Niveshak February 2010 Issue

Thursday, February 25, 2010 , Posted by Team Niveshak at Thursday, February 25, 2010

Dear Niveshaks

Here comes the month of February- a month which is long awaited by many of us to witness the balance sheet and income statement of our own – India Inc. Yes!! I am talking about the Union budget which is expected to be released on 26th Feb by our finance minister Mr Pranab Mukherjee. His first budget may not have been accepted well by Indian citizens, but this time the old warhorse is leaving no stone unturned. He is expected to target on the GDP growth rate as this budget will be very critical for India to lead the recovery from the global economic crisis. However, looking at the Reserve Bank of India’s (RBI) recent review of the monetary policy, we can predict that the forthcoming Budget will reverse the expansionary fiscal policy and rein in fiscal deficits. After two years of runaway deficits, surely, the time is ripe for the finance minister to initiate the fiscal consolidation process in the forthcoming Budget. Besides this, the Railway Budget 2010-11 is also scheduled to be presented to the Lok Sabha on February 24 after the Budget session of Parliament begins on February 22.

The “January effect” on the sensex also seemed to have faded away by the fag end of January 2010, when our benchmark BSE sensex broke by 490.6 points on a single day due to global cues and fears of tightening monetary measures by central bank. As per the expectations, RBI launched a battering on inflation by increasing the cash reserve ratio by 75 basis points to 5.75 percents. We hope that this move brings cheers to the aam aadmi by dampening the momentum of sharp surge in food prices and uneasy price escalation which has been a cause of worry for all of us. However, there have been some positive results too against the backdrop of this RBI’s decision. The manufacturing sector seems to be poised for revival after the HSBC Markit Purchasing Managers Index (PMI), one of the most reliable indices tracking the health of the manufacturing sector, climbed to its highest level in one-and-half years to 57.6 in January, 2010. We also see IIP numbers reaching new heights. The Indian IT sector, on the contrary, might get perturbed after US president Obama’s decision to end tax breaks to American firms that outsource jobs overseas. But it needs to be seen if the president can afford to walk his emotional talk.

Now as we are speeding on a road to recovery, a question arises in front of us is – Are we achieving this economic recovery at the cost of fiscal deficits and inflation? So to throw a word of caution on this, we have our cover story which highlights some of the inherent financial problems like huge fiscal deficits in India, and which shows a possible way ahead for us in this edition.
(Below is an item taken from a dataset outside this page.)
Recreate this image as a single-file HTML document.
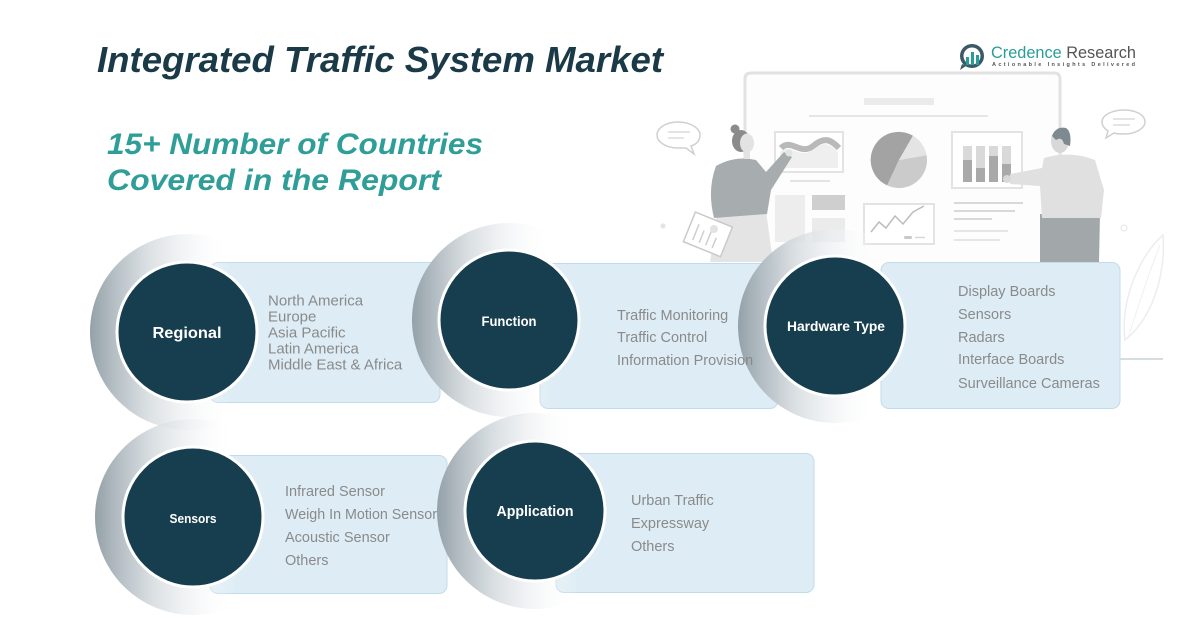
<!DOCTYPE html>
<html>
<head>
<meta charset="utf-8">
<style>
  html,body{margin:0;padding:0;background:#ffffff;}
  svg{display:block;}
  text{font-family:"Liberation Sans",sans-serif;}
</style>
</head>
<body>
<svg width="1181" height="631" viewBox="0 0 1181 631" xmlns="http://www.w3.org/2000/svg">
  <defs>
    <linearGradient id="rg" x1="0" y1="0" x2="1" y2="0">
      <stop offset="0" stop-color="#94a1a8" stop-opacity="1"/>
      <stop offset="0.12" stop-color="#b0bac0" stop-opacity="0.95"/>
      <stop offset="0.3" stop-color="#d5dbdf" stop-opacity="0.85"/>
      <stop offset="0.5" stop-color="#eef0f2" stop-opacity="0.6"/>
      <stop offset="0.72" stop-color="#ffffff" stop-opacity="0"/>
    </linearGradient>
  </defs>
  <rect width="1181" height="631" fill="#ffffff"/>

  <!-- ===== Illustration ===== -->
  <g>
    <path d="M745 262 V79 Q745 73 751 73 H1054 Q1060 73 1060 79 V262" fill="#fdfdfd" stroke="#e2e2e2" stroke-width="3"/>
    <rect x="864" y="98" width="70" height="7" fill="#ebebeb"/>
    <line x1="809" y1="116" x2="988" y2="116" stroke="#e6e6e6" stroke-width="2"/>
    <rect x="775" y="132" width="68" height="40" fill="#ffffff" stroke="#e3e3e3" stroke-width="2"/>
    <path d="M780 152 C790 142 800 160 812 150 S 830 144 838 152 L838 168 L780 168 Z" fill="#efefef"/>
    <path d="M781 148 C791 138 801 156 813 146 S 831 140 839 148" fill="none" stroke="#b9b9b9" stroke-width="6"/>
    <line x1="790" y1="181" x2="830" y2="181" stroke="#e3e3e3" stroke-width="2"/>
    <path d="M899 160 L913 135.8 A28 28 0 1 0 887.2 185.4 Z" fill="#a3a3a3"/>
    <path d="M899 160 L926.6 155.1 A28 28 0 0 1 887.2 185.4 Z" fill="#cbcbcb"/>
    <path d="M899 160 L913 135.8 A28 28 0 0 1 926.6 155.1 Z" fill="#e4e4e4"/>
    <rect x="952" y="132" width="70" height="56" fill="#ffffff" stroke="#e3e3e3" stroke-width="2"/>
    <rect x="963" y="146" width="9" height="36" fill="#d9d9d9"/>
    <rect x="963" y="160" width="9" height="22" fill="#a9a9a9"/>
    <rect x="976" y="146" width="9" height="36" fill="#d9d9d9"/>
    <rect x="976" y="168" width="9" height="14" fill="#a9a9a9"/>
    <rect x="989" y="146" width="9" height="36" fill="#d9d9d9"/>
    <rect x="989" y="156" width="9" height="26" fill="#a9a9a9"/>
    <rect x="1002" y="146" width="9" height="36" fill="#d9d9d9"/>
    <rect x="1002" y="164" width="9" height="18" fill="#a9a9a9"/>
    <rect x="775" y="195" width="30" height="47" fill="#ededed"/>
    <rect x="812" y="195" width="33" height="15" fill="#cfcfcf"/>
    <rect x="812" y="218" width="33" height="24" fill="#ebebeb"/>
    <rect x="864" y="204" width="70" height="40" fill="#ffffff" stroke="#e3e3e3" stroke-width="2"/>
    <polyline points="871,232 879,222 886,228 895,216 903,224 913,212 924,206" fill="none" stroke="#bdbdbd" stroke-width="1.5"/>
    <rect x="904" y="236" width="8" height="3" rx="1.5" fill="#c9c9c9"/>
    <line x1="915" y1="237.5" x2="925" y2="237.5" stroke="#d6d6d6" stroke-width="1.5"/>
    <line x1="954" y1="203" x2="1023" y2="203" stroke="#d9d9d9" stroke-width="2"/>
    <line x1="954" y1="211" x2="1015" y2="211" stroke="#d9d9d9" stroke-width="2"/>
    <line x1="954" y1="219" x2="992" y2="219" stroke="#d9d9d9" stroke-width="2"/>
    <line x1="954" y1="231" x2="1008" y2="231" stroke="#e6e6e6" stroke-width="2"/>
    <line x1="954" y1="240" x2="1000" y2="240" stroke="#e6e6e6" stroke-width="2"/>

    <!-- woman -->
    <path d="M710 262 L717 214 L766 211 L773 262 Z" fill="#e4e4e4"/>
    <path d="M716 166 Q735 155 756 160 L766 172 L784 152 L792 157 L771 190 L767 214 L714 218 Q707 190 716 166 Z" fill="#a7acaf"/>
    <circle cx="735" cy="129" r="4.5" fill="#8b8b8b"/>
    <ellipse cx="741" cy="141" rx="9" ry="11" fill="#8b8b8b"/>
    <ellipse cx="747" cy="143" rx="7" ry="9.5" fill="#e3e3e3"/>
    <rect x="744" y="151" width="6" height="8" fill="#e3e3e3"/>
    <circle cx="789" cy="153" r="3.5" fill="#e3e3e3"/>
    <g transform="rotate(22 707 234)">
      <rect x="688" y="218" width="40" height="32" fill="#ffffff" stroke="#c9c9c9" stroke-width="1.5"/>
      <line x1="696" y1="228" x2="696" y2="245" stroke="#cfcfcf" stroke-width="1.5"/>
      <line x1="703" y1="232" x2="703" y2="245" stroke="#cfcfcf" stroke-width="1.5"/>
      <line x1="710" y1="226" x2="710" y2="245" stroke="#cfcfcf" stroke-width="1.5"/>
      <line x1="717" y1="234" x2="717" y2="245" stroke="#cfcfcf" stroke-width="1.5"/>
    </g>
    <circle cx="714" cy="229" r="4" fill="#e3e3e3"/>

    <!-- man -->
    <path d="M1040 262 L1040 214 L1100 214 L1099 262 Z" fill="#a2a7aa"/>
    <path d="M1044 158 Q1070 150 1095 160 L1104 190 L1101 218 L1042 218 L1040 186 L1010 184 L1010 174 L1042 168 Z" fill="#e0e0e0"/>
    <ellipse cx="1060" cy="141" rx="9" ry="12" fill="#d8d8d8"/>
    <path d="M1052 136 Q1056 126 1066 128 Q1072 132 1070 146 L1064 144 Q1062 136 1056 140 Z" fill="#7f8a90"/>
    <circle cx="1007" cy="179" r="4" fill="#d8d8d8"/>

    <!-- bubbles -->
    <path d="M678 122 C666 122 657 128 657 135 C657 142 666 148 678 148 L686 148 L694 154 L691 146 C697 144 700 140 700 135 C700 128 690 122 678 122 Z" fill="#ffffff" stroke="#d0d0d0" stroke-width="1.5"/>
    <line x1="668" y1="132" x2="690" y2="132" stroke="#dcdcdc" stroke-width="1.5"/>
    <line x1="668" y1="138" x2="684" y2="138" stroke="#dcdcdc" stroke-width="1.5"/>
    <path d="M1124 110 C1112 110 1102 115 1102 122 C1102 126 1105 129 1108 131 L1106 138 L1114 133 C1117 134 1120 134 1124 134 C1136 134 1145 128 1145 122 C1145 115 1136 110 1124 110 Z" fill="#ffffff" stroke="#d0d0d0" stroke-width="1.5"/>
    <line x1="1113" y1="119" x2="1135" y2="119" stroke="#dcdcdc" stroke-width="1.5"/>
    <line x1="1113" y1="125" x2="1130" y2="125" stroke="#dcdcdc" stroke-width="1.5"/>

    <path d="M1125 340 C1120 300 1140 255 1163 235 C1166 280 1150 320 1125 340 Z" fill="none" stroke="#ededed" stroke-width="1.5"/>
    <path d="M1128 338 C1140 300 1150 270 1160 245" fill="none" stroke="#efefef" stroke-width="1"/>
    <circle cx="1124" cy="228" r="3" fill="none" stroke="#e6e6e6" stroke-width="1"/>
    <circle cx="663" cy="226" r="2.5" fill="#e3e3e3"/>
    <line x1="1120" y1="359" x2="1163" y2="359" stroke="#c9d2d6" stroke-width="1.5"/>
  </g>

  <!-- ===== Title ===== -->
  <text x="97" y="72" font-size="36" font-weight="bold" font-style="italic" fill="#1b3a47" textLength="566" lengthAdjust="spacingAndGlyphs">Integrated Traffic System Market</text>
  <text x="107" y="154" font-size="30" font-weight="bold" font-style="italic" fill="#2f9e98" textLength="376" lengthAdjust="spacingAndGlyphs">15+ Number of Countries</text>
  <text x="107" y="190" font-size="30" font-weight="bold" font-style="italic" fill="#2f9e98" textLength="334" lengthAdjust="spacingAndGlyphs">Covered in the Report</text>

  <!-- ===== Logo ===== -->
  <g>
    <circle cx="972" cy="56" r="12" fill="#3b5966"/>
    <circle cx="972" cy="56" r="8.5" fill="#ffffff"/>
    <rect x="966" y="57" width="3" height="8" fill="#2a9d9a"/>
    <rect x="971" y="52" width="3" height="13" fill="#2a9d9a"/>
    <rect x="976" y="55" width="3" height="10" fill="#2a9d9a"/>
    <path d="M962 64 L960 70 L966 66 Z" fill="#3b5966"/>
    <text x="991" y="58" font-size="16.5" textLength="145" lengthAdjust="spacingAndGlyphs"><tspan fill="#2a9d9a">Credence</tspan><tspan fill="#555555"> Research</tspan></text>
    <text x="992" y="66" font-size="5.5" font-weight="bold" fill="#555555" textLength="143" lengthAdjust="spacing">Actionable Insights Delivered</text>
  </g>

  <!-- ===== Boxes ===== -->
  <rect x="210" y="262.5" width="230" height="140" rx="8" fill="#deedf5" stroke="#c2dbe8" stroke-width="1"/>
  <rect x="540" y="263.5" width="238" height="145" rx="8" fill="#deedf5" stroke="#c2dbe8" stroke-width="1"/>
  <rect x="881" y="262.5" width="239" height="146" rx="8" fill="#deedf5" stroke="#c2dbe8" stroke-width="1"/>
  <rect x="210" y="455.5" width="237" height="138" rx="8" fill="#deedf5" stroke="#c2dbe8" stroke-width="1"/>
  <rect x="556" y="453.5" width="258" height="139" rx="8" fill="#deedf5" stroke="#c2dbe8" stroke-width="1"/>

  <!-- ===== Rings ===== -->
  <circle cx="188" cy="332" r="98" fill="url(#rg)"/>
  <circle cx="509" cy="320" r="97" fill="url(#rg)"/>
  <circle cx="835" cy="326" r="97" fill="url(#rg)"/>
  <circle cx="193" cy="517" r="98" fill="url(#rg)"/>
  <circle cx="535" cy="511" r="98" fill="url(#rg)"/>

  <!-- ===== Dark circles ===== -->
  <g fill="#173e4e" stroke="#ffffff" stroke-width="3">
    <circle cx="187" cy="332" r="70"/>
    <circle cx="509" cy="320" r="70"/>
    <circle cx="835" cy="326" r="70"/>
    <circle cx="193" cy="517" r="70"/>
    <circle cx="535" cy="511" r="70"/>
  </g>
  <g fill="#ffffff" font-weight="bold" text-anchor="middle">
    <text x="187" y="338" font-size="16" textLength="69" lengthAdjust="spacingAndGlyphs">Regional</text>
    <text x="509" y="326" font-size="13.5" textLength="55" lengthAdjust="spacingAndGlyphs">Function</text>
    <text x="836" y="331" font-size="13.5" textLength="98" lengthAdjust="spacingAndGlyphs">Hardware Type</text>
    <text x="193" y="523" font-size="13" textLength="47" lengthAdjust="spacingAndGlyphs">Sensors</text>
    <text x="535" y="516" font-size="14.5" textLength="77" lengthAdjust="spacingAndGlyphs">Application</text>
  </g>

  <!-- ===== Items ===== -->
  <g fill="#8a8a8a" font-size="15">
    <text x="268" y="305.5">North America</text>
    <text x="268" y="321.5">Europe</text>
    <text x="268" y="337.5">Asia Pacific</text>
    <text x="268" y="353.5">Latin America</text>
    <text x="268" y="369.5">Middle East &amp; Africa</text>
  </g>
  <g fill="#8a8a8a" font-size="14.5">
    <text x="617" y="320">Traffic Monitoring</text>
    <text x="617" y="342">Traffic Control</text>
    <text x="617" y="365">Information Provision</text>

    <text x="958" y="296">Display Boards</text>
    <text x="958" y="319">Sensors</text>
    <text x="958" y="342">Radars</text>
    <text x="958" y="364">Interface Boards</text>
    <text x="958" y="388">Surveillance Cameras</text>

    <text x="285" y="496">Infrared Sensor</text>
    <text x="285" y="519" textLength="152" lengthAdjust="spacingAndGlyphs">Weigh In Motion Sensor</text>
    <text x="285" y="542">Acoustic Sensor</text>
    <text x="285" y="565">Others</text>

    <text x="631" y="505">Urban Traffic</text>
    <text x="631" y="528">Expressway</text>
    <text x="631" y="551">Others</text>
  </g>
</svg>
</body>
</html>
This reading also provides a primer on the resurgence of mergers and acquisitions post recession and an article on “Calendar Spread” along with some arbitrage trading strategies for Index spread trading. Let us go through some really insightful articles that our friends from across all B-Schools have penned down. Hope this issue would prove to be an interesting read for you.

Wishing you all a very Happy Holi!!!